Rich Thompson Rich Thompson - 3 months ago 13
Python Question

Pandas: when can I directly assign to values array

I was messing with pandas in the interpreter and the following behavior took my by surprise:

>>> data2 = [[1, np.nan], [2, -17]]
>>> f2 = pd.DataFrame(data2)
>>> f2
0 1
0 1 NaN
1 2 -17.0
>>> f2.values[1, 1] = -99.0
>>> f2
0 1
0 1 NaN
1 2 -17.0
>>> type(f2.values[0, 0]), type(f2.values[1, 0])
(<class 'numpy.float64'>, <class 'numpy.float64'>)

I am unable to assign directly to the underlying array using the values attribute. However, if I explicitly start with floats, I can:

>>> data = [[1.0, np.nan], [2.0, -17.0]]
>>> f = pd.DataFrame(data)
>>> f
0 1
0 1.0 NaN
1 2.0 -17.0
>>> f.values[1, 1] = -99.0
>>> f
0 1
0 1.0 NaN
1 2.0 -99.0

Does anyone know a rule that would have allowed me to predict this? I feel like I must be missing something obvious.


Pandas does not guarantee when assignments to df.values affect df, so I would recommend never trying to modify df via df.values.

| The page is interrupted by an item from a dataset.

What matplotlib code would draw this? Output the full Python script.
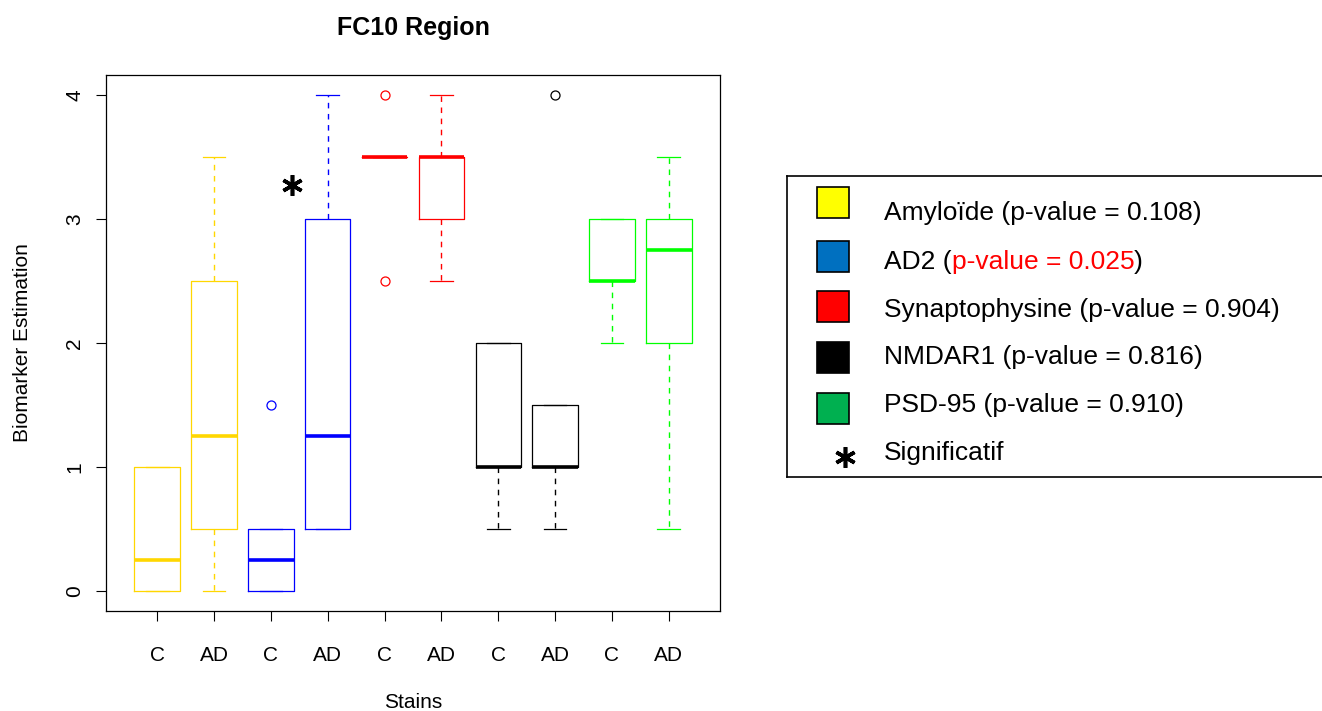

How this works is an implementation detail.

Under the hood, df stores its values in "blocks". The blocks are segregated by dtype, though sometimes more than one block can have the same dtype.

When you use

df2 = pd.DataFrame([[1, np.nan], [2, -17]])

The first column has integer dtype while the second column has floating point dtype.

In [27]:
<class 'pandas.core.frame.DataFrame'>
RangeIndex: 2 entries, 0 to 1
Data columns (total 2 columns):
0    2 non-null int64
1    1 non-null float64
dtypes: float64(1), int64(1)
memory usage: 112.0 bytes

When you access the df2.values property, a single NumPy array is returned. When the df2 has columns of non-homogeneous dtype, Pandas promotes the dtypes to a single common dtype. In the worst case, the common dtype may be object. In this case, the integers are promoted to floating point dtype.

In [28]: df2.values.dtype
Out[28]: dtype('float64')

The dtype promotion requires that the underlying data be copied into a new NumPy array. Thus, modifying the copy returned by df2.values does not affect the original data in df2.

In contrast, if the DataFrame's data is entirely of one dtype, then f.values returns a view of the original data. So in this special case, modifying f.values affects f itself.